Sometimes with addiction comes pain. You know it's going to hurt, but you do it anyway. Last evening my Master teased me until I could hardly stand it and without reaching my peek he stopped and pulled out a kit, placing it between my legs. "Tonight I am going to mark you." So with needle and black ink upon my right hip he made the inking of his personal mark into my flesh, the spider, matching the one upon his back... Heureusement, not as large. It took time and by the end the leg I was leaning against was numb and the flesh upon my right hip was red and puffy from the poking. Mais il est beau! With some salve, I was finished. Marked as his. His little french barbarian. And yes, he did finish was he started, driving me mad with lust upon the top of the bar. Merveilleux orgasme. I love that bar top.

Friday, January 9, 2009


Last night I was allowed another taste of my favorite drug. As always he made my skin crawl with lust, my heart beat faster, and my thoughts became clouded with only one thought. How to make it last longer, to keep my body from surrendering before I wanted it too, not let the pleasure fade. Mais malheureusement, il avait à la fin. It was ended. Sanwiched between him and his beloved en'girl, dawn, we all relaxed... letting our breathing even out, talking. Soon the tension would rise again, ready for the next hit, the next rush. Dawn offered me to him on a silver platter to be used as he liked. My body rocked under his until we all heard stomping from upstairs and he vanished for a few ehns. When he returned, he was changed, full of rage and needing to release, I became the vessel. He was brutal! Sans mercy! I was in pain, afraid, and held fast under him. His teeth marked my shoulder in a savage bite and I am sure some of my hair is tangled in his fingers. What had changed in such a short period of time? There is his usual rough play then there was last night. I was so frightened! Peur, faire mal. The rage passed and he became tender... later I realized I had passed out shortly afterwards. Who had made him so angry? Poussé ses boutons juste? Perhaps I will never know. I do know today, sore or not... If he called me to him and touched me, I would go willingly and melt in his hands.

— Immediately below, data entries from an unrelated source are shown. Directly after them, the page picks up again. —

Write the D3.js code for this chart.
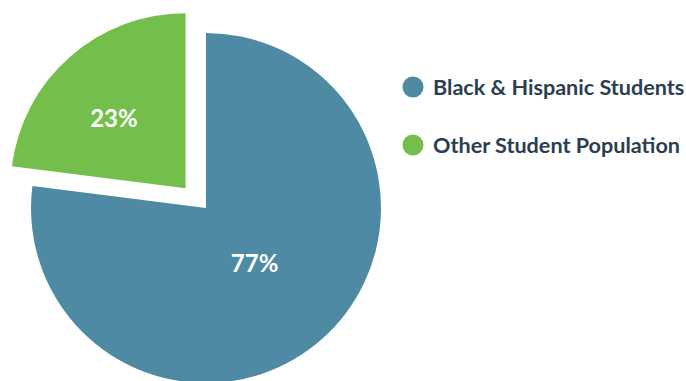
<!DOCTYPE html>
<html>
<head>
<meta charset="utf-8">
<script src="https://cdn.jsdelivr.net/npm/d3@7"></script>
<style>
  html, body { margin: 0; padding: 0; background: #fff; }
  svg { display: block; }
</style>
</head>
<body>
<svg id="chart" width="686" height="381"></svg>
<script>
// Share of the student population
const categories = ["Black & Hispanic Students", "Other Student Population"];
const shares = [77, 23];
const colors = ["#4f8aa4", "#74bf4b"];
const valueLabels = ["77%", "23%"];

const width = 686, height = 381;
const svg = d3.select("#chart");

const radius = 175;
const cx = 206, cy = 208;
const explodeDistance = [0, 28.5];   // pull-out of each slice
const labelRadius = [0.42, 0.57];    // label distance as a fraction of the radius
const angleNudge = [0, -4.5];        // degrees added to the slice mid-angle

const pie = d3.pie().sort(null).value(d => d)(shares);
const arc = d3.arc().innerRadius(0).outerRadius(radius);

const midAngle = (d, i) => (d.startAngle + d.endAngle) / 2 + angleNudge[i] * Math.PI / 180;

const g = svg.append("g").attr("transform", `translate(${cx},${cy})`);

const slices = g.selectAll("g.slice")
  .data(pie)
  .join("g")
  .attr("class", "slice")
  .attr("transform", (d, i) => {
    const a = midAngle(d, i);
    const e = explodeDistance[i];
    return `translate(${Math.sin(a) * e},${-Math.cos(a) * e})`;
  });

slices.append("path")
  .attr("d", arc)
  .attr("fill", (d, i) => colors[i]);

slices.append("text")
  .attr("transform", (d, i) => {
    const a = midAngle(d, i);
    const r = radius * labelRadius[i];
    return `translate(${Math.sin(a) * r},${-Math.cos(a) * r})`;
  })
  .attr("text-anchor", "middle")
  .attr("dy", "0.36em")
  .attr("fill", "#ffffff")
  .style("font-family", "Lato, sans-serif")
  .style("font-weight", 700)
  .style("font-size", "24px")
  .text((d, i) => valueLabels[i]);

// Legend
const legend = svg.append("g").attr("transform", "translate(413,87)");
const item = legend.selectAll("g")
  .data(categories)
  .join("g")
  .attr("transform", (d, i) => `translate(0,${i * 58})`);

item.append("circle")
  .attr("r", 10.5)
  .attr("fill", (d, i) => colors[i]);

item.append("text")
  .attr("x", 20)
  .attr("dy", "0.36em")
  .attr("fill", "#2b3e50")
  .style("font-family", "Lato, sans-serif")
  .style("font-weight", 700)
  .style("font-size", "21.6px")
  .text(d => d);
</script>
</body>
</html>
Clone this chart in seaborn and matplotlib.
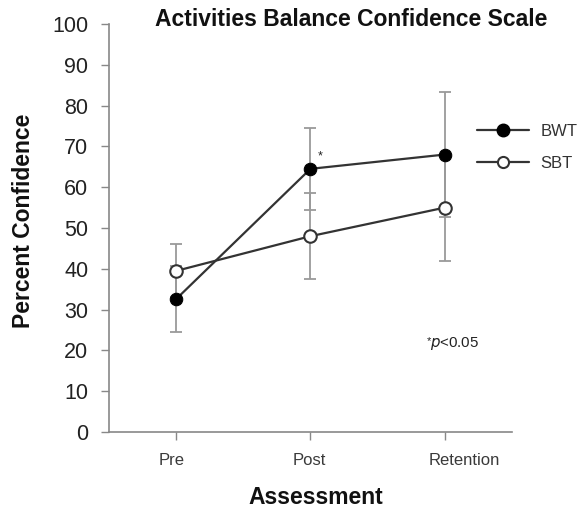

I am addicted.

Wednesday, January 7, 2009


Sometimes all it takes is a taste, one single lick, one small amount touching the tongue and melting within your mouth... and in that brief moment, you know your hooked and there is no turning back. It is... sweet addiction. So I have become the addict and Spider of Port Kar has become my drug. Ma drogue de choix. Day by day I am becoming more of what he wishes me to be... a lusty slut with an eye only for him. Ready to perform and any task. There is one performance that still haunts me though. I lured a woman's guard away, danced in his lap so my Master could drag the freewoman away into the kitchen. Just when I thought this guard was going to take me to an alcove, giving my Master more time to handle the woman, I felt myself pulled and thrown from the guard's lap, looking up in time to see a meat cleaver sink into the guard's neck and blood squirt in the air. That night, still so fresh in his collar, I learned a little about the darker side of my Master. But that's the problem with being addicted to something. You know how dangerous it can be and you still come back for more... and it is never enough. Jamais assez. Last night I was proclaimed his luck girl. His charm to be kept close during special times when luck is needed. Lucky lapin du pied. It seems I am not the only one with an addiction.